By Fiona Tam, in Hechi, Guangxi
Guangxi farmer Chen Guihua and her parents-in-law, both in their 60s, need to walk nine kilometres and cross two mountains almost every day for two buckets of clean drinking water to survive the once-in-a-century drought that has struck the southwest of the mainland.
They have not taken a shower or brushed their teeth for more than three months and their plight is only getting worse. They are now forced to stay indoors most of the time to reduce water usage and avoid the high temperatures that have accompanied the drought.
Chen, 27, is now the only young woman living in the Zhuang ethnic minority village of Nongmei in Sanshi township, Donglan county, one of the eight worst-hit counties in Guangxi.
Almost all young and middle-aged villagers have left since the devastating drought began last autumn, drying up water sources and preventing farmers from getting on with spring planting.
Elderly villagers and children unable to walk such a long distance for safe drinking water are forced to survive on just two bowls of water a day. Many livestock have died of thirst.

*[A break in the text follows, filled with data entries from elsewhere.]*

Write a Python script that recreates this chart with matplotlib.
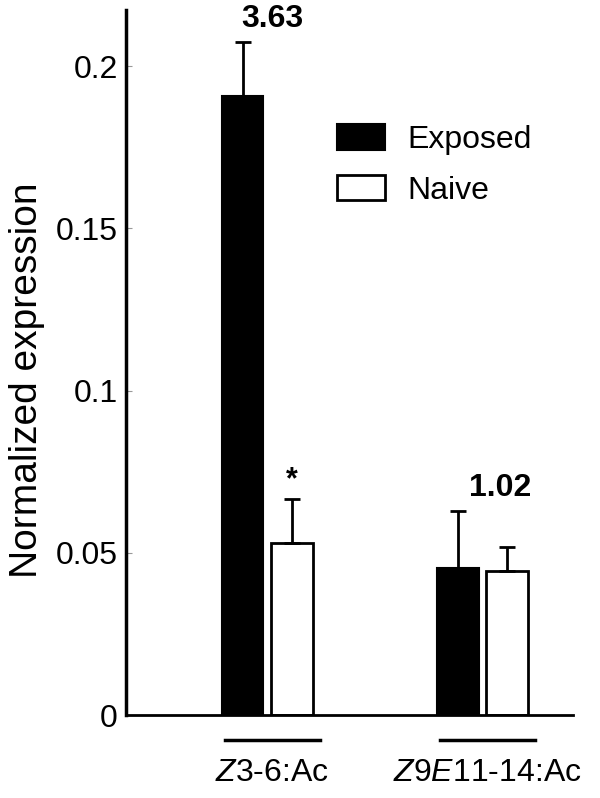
import numpy as np
import matplotlib
matplotlib.use("Agg")
import matplotlib.pyplot as plt
import matplotlib.transforms as mtransforms

plt.rcParams["font.family"] = ["Liberation Sans", "DejaVu Sans"]
plt.rcParams["mathtext.fontset"] = "custom"
plt.rcParams["mathtext.it"] = "Liberation Sans:italic"
plt.rcParams["mathtext.rm"] = "Liberation Sans"

# data
groups = [r"$\it{Z}$3-6:Ac", r"$\it{Z}$9$\it{E}$11-14:Ac"]
exposed = [0.1908, 0.0453]
exposed_err = [0.0166, 0.0176]
naive = [0.0530, 0.0444]
naive_err = [0.0136, 0.0074]
fold_change = ["3.63", "1.02"]
signif = ["*", ""]
yticks = [0, 0.05, 0.1, 0.15, 0.2]
ytick_labels = ["0", "0.05", "0.1", "0.15", "0.2"]

fig = plt.figure(figsize=(6, 7.98), dpi=100)
ax = fig.add_axes([0.21, 0.104, 0.745, 0.8835])

x = np.arange(len(groups))
width = 0.195
off = 0.114

ax.bar(x - off, exposed, width, color="black", edgecolor="black", linewidth=1.5,
       label="Exposed", zorder=2)
ax.bar(x + off, naive, width, color="white", edgecolor="black", linewidth=2,
       label="Naive", zorder=2)
ax.errorbar(x - off, exposed, yerr=[np.zeros(len(x)), exposed_err], fmt="none",
            ecolor="black", elinewidth=2, capsize=6, capthick=2, zorder=3)
ax.errorbar(x + off, naive, yerr=[np.zeros(len(x)), naive_err], fmt="none",
            ecolor="black", elinewidth=2, capsize=6, capthick=2, zorder=3)

# fold change labels above exposed bars, significance star above naive bar
for i in range(len(groups)):
    ax.annotate(fold_change[i], (x[i] - off, exposed[i] + exposed_err[i]),
                xytext=(-1 + 9.5 * i, 6), textcoords="offset points",
                ha="left", va="bottom", fontsize=23, fontweight="bold")
    if signif[i]:
        ax.annotate(signif[i], (x[i] + off, naive[i] + naive_err[i]),
                    xytext=(0, 3), textcoords="offset points",
                    ha="center", va="bottom", fontsize=22, fontweight="bold")

ax.set_xlim(-0.656, 1.423)
ax.set_ylim(0, 0.2173)

ax.set_yticks(yticks)
ax.set_yticklabels(ytick_labels, fontsize=23)
ax.tick_params(axis="y", direction="in", length=4, width=0.8, color="#999999", pad=6)

# group labels with underline
centers = x + 0.025
ax.set_xticks(centers)
ax.set_xticklabels(groups, fontsize=23)
ax.tick_params(axis="x", length=0, pad=31)
trans = mtransforms.blended_transform_factory(ax.transData, ax.transAxes)
for c in centers:
    ax.plot([c - 0.219, c + 0.219], [-0.0355, -0.0355], color="black", lw=2.5,
            transform=trans, clip_on=False)

for side in ["top", "right"]:
    ax.spines[side].set_visible(False)
ax.spines["left"].set_linewidth(2.5)
ax.spines["bottom"].set_linewidth(2)

ax.set_ylabel("Normalized expression", fontsize=28)
ax.yaxis.set_label_coords(-0.182, 0.475)

ax.legend(loc="upper left", bbox_to_anchor=(0.472, 0.838), frameon=False, fontsize=23,
          handlelength=1.5, handleheight=0.85, handletextpad=0.7,
          labelspacing=0.62, borderpad=0, borderaxespad=0)

fig.savefig("out.png", dpi=100)
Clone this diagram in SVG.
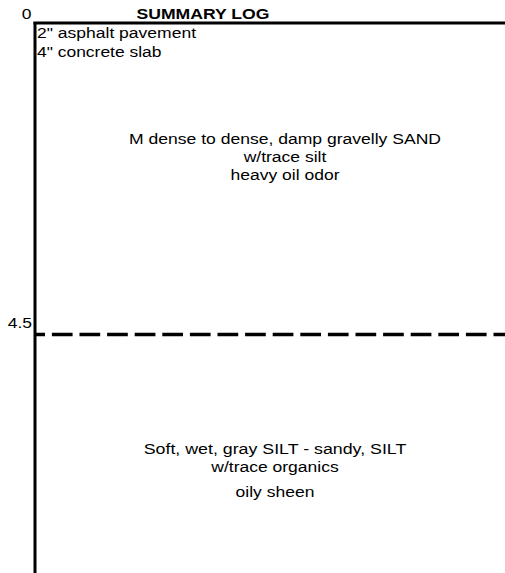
<svg xmlns="http://www.w3.org/2000/svg" width="505" height="573" viewBox="0 0 505 573">
<style>
text{font-family:"Liberation Sans",Arial,sans-serif;font-size:15.5px;fill:#000}
.b{font-weight:bold}
.c{text-anchor:middle}
</style>
<rect width="505" height="573" fill="#fff"/>
<g id="connectors">
<line x1="35" y1="22" x2="35" y2="573" stroke="#000" stroke-width="3"/>
<line x1="33.5" y1="23" x2="505" y2="23" stroke="#000" stroke-width="3"/>
<line x1="35" y1="334.5" x2="505" y2="334.5" stroke="#000" stroke-width="3.5" stroke-dasharray="20.7 6.9" stroke-dashoffset="10.7"/>
</g>
<g id="header">
<text x="26.5" y="18.5" class="c" textLength="9.7" lengthAdjust="spacingAndGlyphs">0</text>
<text x="203" y="18.5" class="b c" textLength="133" lengthAdjust="spacingAndGlyphs">SUMMARY LOG</text>
</g>
<g id="layer1">
<text x="37" y="38" textLength="159" lengthAdjust="spacingAndGlyphs">2" asphalt pavement</text>
<text x="37" y="56.5" textLength="124.5" lengthAdjust="spacingAndGlyphs">4" concrete slab</text>
<text x="285" y="144" class="c" textLength="312" lengthAdjust="spacingAndGlyphs">M dense to dense, damp gravelly SAND</text>
<text x="285" y="162" class="c" textLength="82.7" lengthAdjust="spacingAndGlyphs">w/trace silt</text>
<text x="285" y="180" class="c" textLength="109" lengthAdjust="spacingAndGlyphs">heavy oil odor</text>
</g>
<g id="depth45">
<text x="32" y="328" text-anchor="end" textLength="24.3" lengthAdjust="spacingAndGlyphs">4.5</text>
</g>
<g id="layer2">
<text x="275" y="454" class="c" textLength="262.6" lengthAdjust="spacingAndGlyphs">Soft, wet, gray SILT - sandy, SILT</text>
<text x="275" y="472" class="c" textLength="127.4" lengthAdjust="spacingAndGlyphs">w/trace organics</text>
<text x="275" y="497" class="c" textLength="78.8" lengthAdjust="spacingAndGlyphs">oily sheen</text>
</g>
</svg>
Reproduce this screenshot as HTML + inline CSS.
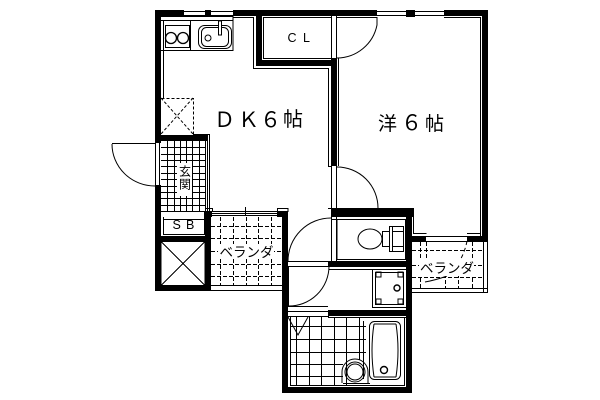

In Guangxi, the drought has left more than 2.2 million people and 1.1 million head of livestock short of water and 740,000 hectares of farmland too dry to plant. At least 77 cities or counties in the autonomous region have declared a state of emergency and weather forecasters do not predict an end to the drought any time soon.
County authorities said it had received only half the rainfall normally expected by this time of year.
Premier Wen Jiabao , last month, and officials from the State Flood Control and Drought Relief Headquarters, this month, vowed to spare no effort in drought relief during visits to Sanshi.
But people from Nongmei, which lacks landline or mobile phone links to the outside world, complain that the local government has simply forgotten about them.
'The party and the government will help you overcome the drought disaster and address the difficulties,' Wen told farmers, while urging regional authorities to ensure there was sufficient water for people, livestock and spring planting.
But Chen said villagers still struggled for clean drinking water every day. 'The only water buffalo and a pig owned by my family died of thirst last month, but officials have tried to cover up livestock casualties caused by the drought,' she said. 'Six head of large livestock belonging to my neighbours also died of thirst and starvation because almost all the plants found growing in the wild have been eaten by villagers.'
Her family resorted to eating bitter wild plants after the drought withered most vegetables and crops, but after eight months of drought all the edible wild herbs around the village have been consumed.
'Sometimes we have no vegetables on our dining table for several days,' Chen said. 'To buy vegetables, I have to walk a nine-kilometre mountain road to the nearest marketplace. But the price of ordinary vegetables has soared dramatically and we can't afford greens every day.'
Money sent home by her husband, a migrant worker in Guangdong, helps the family survive.
In nearby Nongtai village, a group of elderly residents knelt before county officials to plead for enough drinking water to save their lives, the Southern Metropolis News reported on Wednesday.
It said the elderly residents, in their 60s, 70s, 80s and 90s, had to walk 12 to 24 kilometres every day for water, after all the young and middle-aged villagers left to look for factory work.
'We don't want to die of thirst in the village, but we're no longer robust young men and can't carry two buckets of water for 12 kilometres,' the newspaper quoted one elderly farmer as saying. 'We may die of fatigue on the road one day.'
Donglan county deputy chief Mo Shiliang said firefighters could only manage to truck water to villages once or twice a week.
'The narrow mountain roads linking with the village are too steep and it takes six hours for fire engines to deliver water,' he said. The county only had 10 fire engines and it was impossible to take care of several hundred small villages in mountainous areas.
Lan Haijin , from the village of Wenqian in the Bama Yao ethnic minority autonomous county, said people fought for drinking water whenever the fire engines arrived.
'You'd better keep away from water wagons as people often come to blows for water to survive,' he said. 'Speculators sell water for 20 yuan (HK$23) a tonne and earn staggering profits by selling plastic buckets.'
Mainland media have reported that a speculator earned more than 200,000 yuan from poverty-stricken regions by selling plastic buckets after they were hit by drought.
Wei Wanmei , a 100-year-old Zhuang grandmother from Nongmei, said it was the worst drought in her memory. 'We used to take water from a spring to drink, wash clothes and irrigate crops. It had never dried up in my memory, except this year,' she said. If the drought does not ease before July, Wei's family of five expects to run out of food.